"""

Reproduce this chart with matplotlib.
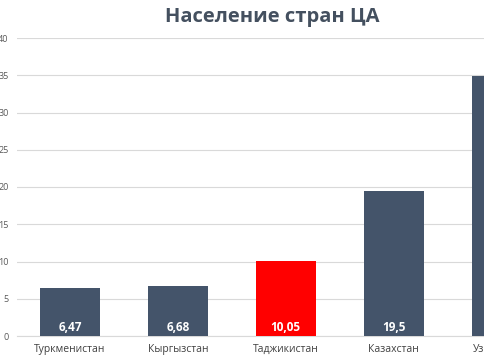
import matplotlib
matplotlib.use('Agg')
import matplotlib.pyplot as plt

countries = ['Туркменистан', 'Кыргызстан', 'Таджикистан', 'Казахстан', 'Узбекистан']
population = [6.47, 6.68, 10.05, 19.5, 34.9]
value_labels = ['6,47', '6,68', '10,05', '19,5', '34,9']
yticks = [0, 5, 10, 15, 20, 25, 30, 35, 40]

plt.rcParams['font.family'] = ['Open Sans', 'DejaVu Sans']

colors = ['#44546A', '#44546A', '#FF0000', '#44546A', '#44546A']

fig = plt.figure(figsize=(4.85, 3.6), dpi=100)
ax = fig.add_axes([17 / 485, 24 / 360, 1 - 17 / 485, (336 - 38) / 360])

x = list(range(len(countries)))
ax.bar(x, population, width=0.56, color=colors, zorder=3)

for i, lab in enumerate(value_labels):
    ax.text(i, 1.2, lab, ha='center', va='center', color='white',
            fontsize=8.5, fontweight='bold', zorder=4)

# category names drawn by hand so the cut-off last one still shows
for i, name in enumerate(countries):
    ax.annotate(name, xy=(i, 0), xycoords=('data', 'axes fraction'),
                xytext=(0, -9.5), textcoords='offset points',
                ha='center', va='center', fontsize=7.5, color='#404040',
                annotation_clip=False)

ax.set_yticks(yticks)
ax.set_xticks([])
ax.set_xlim(-0.49, 3.845)
ax.set_ylim(0, 40)
ax.tick_params(axis='y', labelsize=6.5, labelcolor='#595959', length=0, pad=6)
ax.grid(axis='y', color='#D9D9D9', linewidth=0.8, zorder=0)
for s in ['top', 'right', 'left']:
    ax.spines[s].set_visible(False)
ax.spines['bottom'].set_color('#D9D9D9')

fig.text(272 / 485, 1 - 17 / 360, 'Население стран ЦА', ha='center', va='center',
         fontsize=14.5, fontweight='bold', color='#44505F')

fig.savefig('out.png', dpi=100)
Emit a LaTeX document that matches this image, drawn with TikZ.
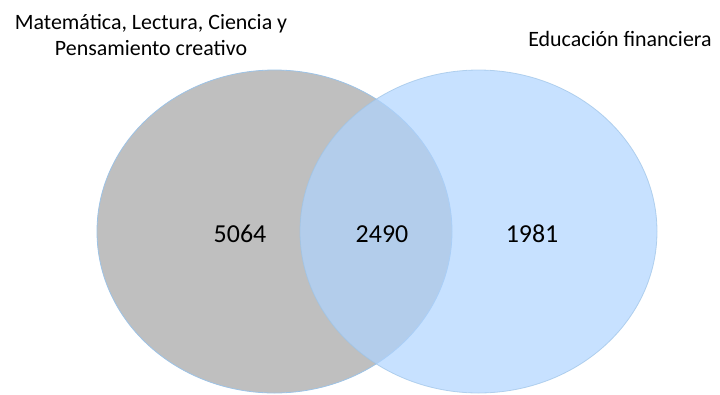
\documentclass[tikz,border=0pt]{standalone}
\usepackage{fontspec}
\setmainfont{Carlito}
\usetikzlibrary{positioning}
\definecolor{setgray}{HTML}{BFBFBF}
\definecolor{setblue}{HTML}{AFD4FF}
\definecolor{rimblue}{HTML}{9DC3E6}

\begin{document}
\begin{tikzpicture}[x=1bp, y=-1bp,
  setA/.style={fill=setgray, draw=rimblue, line width=0.8bp},
  setB/.style={fill=setblue, fill opacity=0.7, draw=rimblue, draw opacity=0.7, line width=0.8bp},
  count/.style={font=\fontsize{26}{30}\selectfont, inner sep=0pt},
  setname/.style={font=\fontsize{22}{25.5}\selectfont, align=center, inner sep=0pt}
]
  \useasboundingbox (0,0) rectangle (720,394);

  \draw[setA] (274.5,231.5) ellipse [x radius=177.5, y radius=161.5];
  \draw[setB] (478.5,231.5) ellipse [x radius=178.5, y radius=161.5];

  \node[count] (onlyA) at (240,234) {5064};
  \node[count] (both) at (382,234) {2490};
  \node[count] (onlyB) at (532,234) {1981};

  \node[setname] (nameA) at (151,35) {Matemática, Lectura, Ciencia y\\Pensamiento creativo};
  \node[setname] (nameB) at (620,39) {Educación financiera};
\end{tikzpicture}
\end{document}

"""

> [Task prompt]: The word "drawn" appears in how many lines of the records? Give the number only.

> [Result for this exercise]: 2